Thinking mode: An internal chain-of-thought reasoning process allows the model to verify its own logic before producing a final answer. This reduces logical fallacies and infinite reasoning loops that are common in smaller models.
Context and language support: The edge models ship with a 128K token context window. Pre-training covered more than 140 languages, which contributes to strong multilingual OCR and language identification performance.
Running Gemma 4 locally with LM Studio and Cline
LM Studio hosts the model and serves a local API. Cline, a VS Code extension, connects to that API as the coding agent.
In LM Studio, search for gemma 4 and download the quantized versions of gemma-4-e2b-it and gemma-4-e4b-it. Under the Local Server tab, select the model, set the context length to 131072 (128K), and click Start Server.
In Cline's settings, set the API provider to LM Studio and point the base URL at the local server address, typically http://127.0.0.1:1234. Disabling Wi-Fi confirms that all inference runs on-device.
Coding test: full-stack website generation
Both models were given the same prompt: build a complete HTML, CSS, and JavaScript website for a fictional cafe called "Power Brewers," including a functional shopping cart.
E2B (2.3B active parameters)
Completion time was approximately 1.5 minutes. The output had significant issues. The model appended its internal task list to the bottom of both index.html and style.css, requiring manual cleanup. It referenced a script.js file for the shopping cart but the file was empty. The design was minimal.
E4B (4.5B active parameters)
Completion time was approximately 3.5 minutes. The design remained plain but the JavaScript output was correct. script.js implemented a working shopping cart: items could be added from the menu, the total updated on each addition, and checkout triggered a confirmation alert.
The jump from E2B to E4B produces a meaningful difference in code generation reliability. The E2B model's failure to produce any working JavaScript makes it unsuitable for complex multi-file generation tasks.

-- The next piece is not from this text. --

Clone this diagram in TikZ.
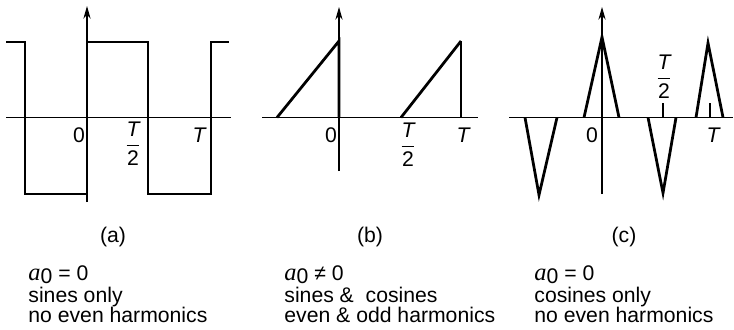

On-device tests: iPhone via AI Edge Gallery
Google's AI Edge Gallery app runs Gemma 4 on-device using the LiteRT-LM inference framework, optimized for mobile GPUs.
Logical reasoning
Asked "The car wash is 50 meters away. Should I walk or drive?", the model produced a detailed multi-point analysis covering energy, convenience, and weather before recommending driving based on the assumption the user might be tired. The reasoning was internally coherent but the conclusion was incorrect for such a short distance. A partial pass.
Image recognition
Asked to identify the breed of a Corgi from a photo, the model correctly identified it as a dog but guessed Border Collie rather than Corgi. A common class of error for vision models where category-level recognition is strong but breed-level specificity is weaker.
OCR and translation
Given an image containing Latvian text, the model correctly identified the language, transcribed the text with high accuracy, and provided a correct English translation. Minor grammatical oddities appeared in the transcription but the overall result was strong.
Multilingual chat and knowledge cutoff
The model understood and responded to Latvian questions, though with unnatural grammar. When asked for its knowledge cutoff date it reported January 2025.
Final thoughts
The E4B model is the more capable choice for coding tasks. The E2B model falls short on complex multi-file generation but may be adequate for simpler prompts where its smaller footprint and faster inference are priorities.

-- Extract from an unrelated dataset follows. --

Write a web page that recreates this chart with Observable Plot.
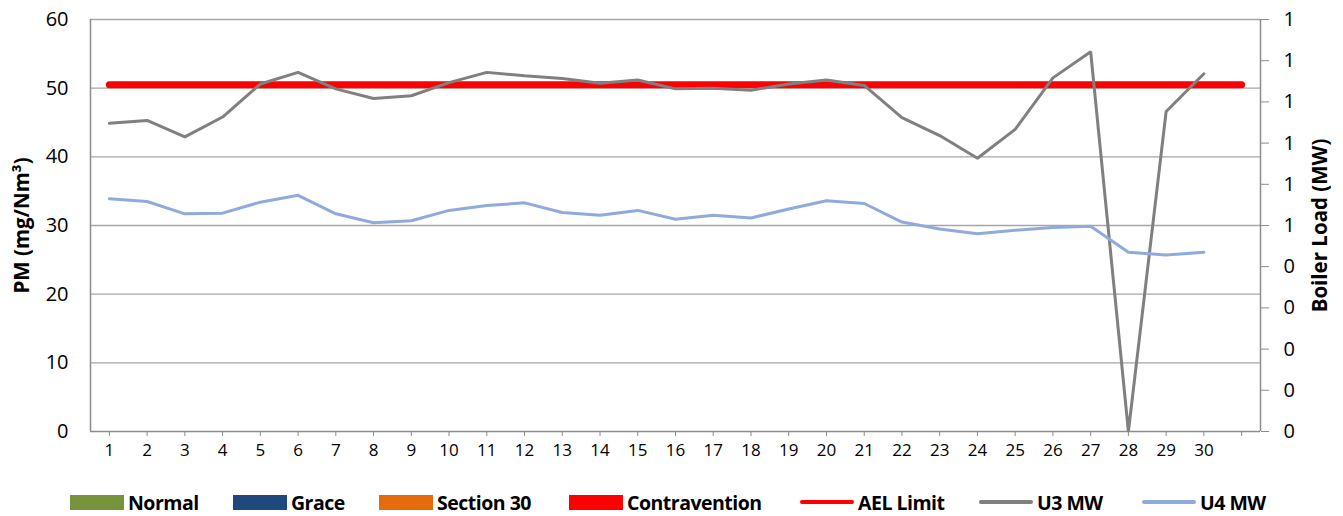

The multimodal and multilingual capabilities are the clearest strengths: native OCR, language identification, and translation across 140 languages in a model that runs on a phone without network access is a meaningful capability. The vision model's breed-level identification errors are a current limitation.
The Apache 2.0 license removes commercial barriers that affect many other small open-weight models, which is the most practically significant aspect of the release for developers building applications.
Model weights are available on Hugging Face and through Google's AI Edge Gallery.